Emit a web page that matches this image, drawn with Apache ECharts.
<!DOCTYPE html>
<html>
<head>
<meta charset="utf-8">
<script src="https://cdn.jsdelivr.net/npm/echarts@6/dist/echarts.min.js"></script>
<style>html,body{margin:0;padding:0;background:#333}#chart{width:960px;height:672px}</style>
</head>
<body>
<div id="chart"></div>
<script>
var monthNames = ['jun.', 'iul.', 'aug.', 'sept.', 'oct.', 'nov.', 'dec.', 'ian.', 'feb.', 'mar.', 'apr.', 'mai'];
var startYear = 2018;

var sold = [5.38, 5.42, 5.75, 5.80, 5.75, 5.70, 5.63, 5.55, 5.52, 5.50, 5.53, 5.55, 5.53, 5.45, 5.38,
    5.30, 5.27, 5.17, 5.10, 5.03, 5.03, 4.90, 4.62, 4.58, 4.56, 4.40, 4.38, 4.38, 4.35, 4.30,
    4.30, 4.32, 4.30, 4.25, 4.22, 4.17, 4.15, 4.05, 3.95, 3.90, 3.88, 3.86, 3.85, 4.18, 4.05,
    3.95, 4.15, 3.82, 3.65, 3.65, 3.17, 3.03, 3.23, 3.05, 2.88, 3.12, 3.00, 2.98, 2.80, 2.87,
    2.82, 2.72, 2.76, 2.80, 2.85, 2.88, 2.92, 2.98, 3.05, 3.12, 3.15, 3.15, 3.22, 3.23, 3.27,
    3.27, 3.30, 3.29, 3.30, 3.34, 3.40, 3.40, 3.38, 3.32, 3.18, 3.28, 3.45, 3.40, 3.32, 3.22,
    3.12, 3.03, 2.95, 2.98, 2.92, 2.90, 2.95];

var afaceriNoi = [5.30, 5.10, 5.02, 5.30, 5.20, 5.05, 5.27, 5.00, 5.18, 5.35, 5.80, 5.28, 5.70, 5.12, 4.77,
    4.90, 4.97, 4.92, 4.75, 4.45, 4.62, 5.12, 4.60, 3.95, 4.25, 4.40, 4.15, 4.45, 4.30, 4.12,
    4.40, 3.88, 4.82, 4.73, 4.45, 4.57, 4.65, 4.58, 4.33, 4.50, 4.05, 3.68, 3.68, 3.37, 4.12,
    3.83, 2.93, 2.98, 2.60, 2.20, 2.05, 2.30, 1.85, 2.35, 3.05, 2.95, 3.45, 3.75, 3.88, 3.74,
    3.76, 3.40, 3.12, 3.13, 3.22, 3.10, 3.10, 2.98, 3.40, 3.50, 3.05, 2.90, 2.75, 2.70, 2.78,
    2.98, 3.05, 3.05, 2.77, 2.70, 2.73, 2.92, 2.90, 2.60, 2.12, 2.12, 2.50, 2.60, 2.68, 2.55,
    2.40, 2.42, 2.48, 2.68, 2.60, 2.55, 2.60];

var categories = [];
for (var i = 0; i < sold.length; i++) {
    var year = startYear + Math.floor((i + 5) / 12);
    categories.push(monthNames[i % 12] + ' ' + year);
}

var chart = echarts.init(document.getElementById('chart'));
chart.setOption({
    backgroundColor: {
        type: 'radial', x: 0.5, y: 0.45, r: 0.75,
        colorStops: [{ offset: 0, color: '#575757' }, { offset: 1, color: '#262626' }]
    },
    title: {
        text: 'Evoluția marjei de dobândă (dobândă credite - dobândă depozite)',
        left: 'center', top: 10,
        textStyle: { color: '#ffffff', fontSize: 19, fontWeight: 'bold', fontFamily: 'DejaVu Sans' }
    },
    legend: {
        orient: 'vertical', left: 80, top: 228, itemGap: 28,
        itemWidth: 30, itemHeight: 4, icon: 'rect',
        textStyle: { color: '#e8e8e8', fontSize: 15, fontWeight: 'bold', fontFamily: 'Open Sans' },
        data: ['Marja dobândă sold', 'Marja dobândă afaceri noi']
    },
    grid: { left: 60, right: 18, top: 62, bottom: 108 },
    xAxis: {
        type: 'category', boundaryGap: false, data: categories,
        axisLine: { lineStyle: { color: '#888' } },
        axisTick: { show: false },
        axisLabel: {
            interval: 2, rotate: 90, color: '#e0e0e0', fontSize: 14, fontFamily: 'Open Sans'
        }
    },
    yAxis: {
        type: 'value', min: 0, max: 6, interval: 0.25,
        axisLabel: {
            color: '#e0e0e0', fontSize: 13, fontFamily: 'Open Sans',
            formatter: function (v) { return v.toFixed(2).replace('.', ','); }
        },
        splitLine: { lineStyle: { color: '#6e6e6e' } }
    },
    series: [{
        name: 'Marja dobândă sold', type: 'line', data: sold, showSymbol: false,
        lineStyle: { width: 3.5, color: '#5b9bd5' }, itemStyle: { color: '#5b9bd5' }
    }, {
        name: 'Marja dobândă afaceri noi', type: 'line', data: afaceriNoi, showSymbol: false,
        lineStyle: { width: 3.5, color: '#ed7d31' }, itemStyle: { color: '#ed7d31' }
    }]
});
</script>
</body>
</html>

* * * * *

# [Directions]
Write the data from above out again, exactly.

# [Response for this exercise]
Emit a web page that matches this image, drawn with Apache ECharts.
<!DOCTYPE html>
<html>
<head>
<meta charset="utf-8">
<script src="https://cdn.jsdelivr.net/npm/echarts@6/dist/echarts.min.js"></script>
<style>html,body{margin:0;padding:0;background:#333}#chart{width:960px;height:672px}</style>
</head>
<body>
<div id="chart"></div>
<script>
var monthNames = ['jun.', 'iul.', 'aug.', 'sept.', 'oct.', 'nov.', 'dec.', 'ian.', 'feb.', 'mar.', 'apr.', 'mai'];
var startYear = 2018;

var sold = [5.38, 5.42, 5.75, 5.80, 5.75, 5.70, 5.63, 5.55, 5.52, 5.50, 5.53, 5.55, 5.53, 5.45, 5.38,
    5.30, 5.27, 5.17, 5.10, 5.03, 5.03, 4.90, 4.62, 4.58, 4.56, 4.40, 4.38, 4.38, 4.35, 4.30,
    4.30, 4.32, 4.30, 4.25, 4.22, 4.17, 4.15, 4.05, 3.95, 3.90, 3.88, 3.86, 3.85, 4.18, 4.05,
    3.95, 4.15, 3.82, 3.65, 3.65, 3.17, 3.03, 3.23, 3.05, 2.88, 3.12, 3.00, 2.98, 2.80, 2.87,
    2.82, 2.72, 2.76, 2.80, 2.85, 2.88, 2.92, 2.98, 3.05, 3.12, 3.15, 3.15, 3.22, 3.23, 3.27,
    3.27, 3.30, 3.29, 3.30, 3.34, 3.40, 3.40, 3.38, 3.32, 3.18, 3.28, 3.45, 3.40, 3.32, 3.22,
    3.12, 3.03, 2.95, 2.98, 2.92, 2.90, 2.95];

var afaceriNoi = [5.30, 5.10, 5.02, 5.30, 5.20, 5.05, 5.27, 5.00, 5.18, 5.35, 5.80, 5.28, 5.70, 5.12, 4.77,
    4.90, 4.97, 4.92, 4.75, 4.45, 4.62, 5.12, 4.60, 3.95, 4.25, 4.40, 4.15, 4.45, 4.30, 4.12,
    4.40, 3.88, 4.82, 4.73, 4.45, 4.57, 4.65, 4.58, 4.33, 4.50, 4.05, 3.68, 3.68, 3.37, 4.12,
    3.83, 2.93, 2.98, 2.60, 2.20, 2.05, 2.30, 1.85, 2.35, 3.05, 2.95, 3.45, 3.75, 3.88, 3.74,
    3.76, 3.40, 3.12, 3.13, 3.22, 3.10, 3.10, 2.98, 3.40, 3.50, 3.05, 2.90, 2.75, 2.70, 2.78,
    2.98, 3.05, 3.05, 2.77, 2.70, 2.73, 2.92, 2.90, 2.60, 2.12, 2.12, 2.50, 2.60, 2.68, 2.55,
    2.40, 2.42, 2.48, 2.68, 2.60, 2.55, 2.60];

var categories = [];
for (var i = 0; i < sold.length; i++) {
    var year = startYear + Math.floor((i + 5) / 12);
    categories.push(monthNames[i % 12] + ' ' + year);
}

var chart = echarts.init(document.getElementById('chart'));
chart.setOption({
    backgroundColor: {
        type: 'radial', x: 0.5, y: 0.45, r: 0.75,
        colorStops: [{ offset: 0, color: '#575757' }, { offset: 1, color: '#262626' }]
    },
    title: {
        text: 'Evoluția marjei de dobândă (dobândă credite - dobândă depozite)',
        left: 'center', top: 10,
        textStyle: { color: '#ffffff', fontSize: 19, fontWeight: 'bold', fontFamily: 'DejaVu Sans' }
    },
    legend: {
        orient: 'vertical', left: 80, top: 228, itemGap: 28,
        itemWidth: 30, itemHeight: 4, icon: 'rect',
        textStyle: { color: '#e8e8e8', fontSize: 15, fontWeight: 'bold', fontFamily: 'Open Sans' },
        data: ['Marja dobândă sold', 'Marja dobândă afaceri noi']
    },
    grid: { left: 60, right: 18, top: 62, bottom: 108 },
    xAxis: {
        type: 'category', boundaryGap: false, data: categories,
        axisLine: { lineStyle: { color: '#888' } },
        axisTick: { show: false },
        axisLabel: {
            interval: 2, rotate: 90, color: '#e0e0e0', fontSize: 14, fontFamily: 'Open Sans'
        }
    },
    yAxis: {
        type: 'value', min: 0, max: 6, interval: 0.25,
        axisLabel: {
            color: '#e0e0e0', fontSize: 13, fontFamily: 'Open Sans',
            formatter: function (v) { return v.toFixed(2).replace('.', ','); }
        },
        splitLine: { lineStyle: { color: '#6e6e6e' } }
    },
    series: [{
        name: 'Marja dobândă sold', type: 'line', data: sold, showSymbol: false,
        lineStyle: { width: 3.5, color: '#5b9bd5' }, itemStyle: { color: '#5b9bd5' }
    }, {
        name: 'Marja dobândă afaceri noi', type: 'line', data: afaceriNoi, showSymbol: false,
        lineStyle: { width: 3.5, color: '#ed7d31' }, itemStyle: { color: '#ed7d31' }
    }]
});
</script>
</body>
</html>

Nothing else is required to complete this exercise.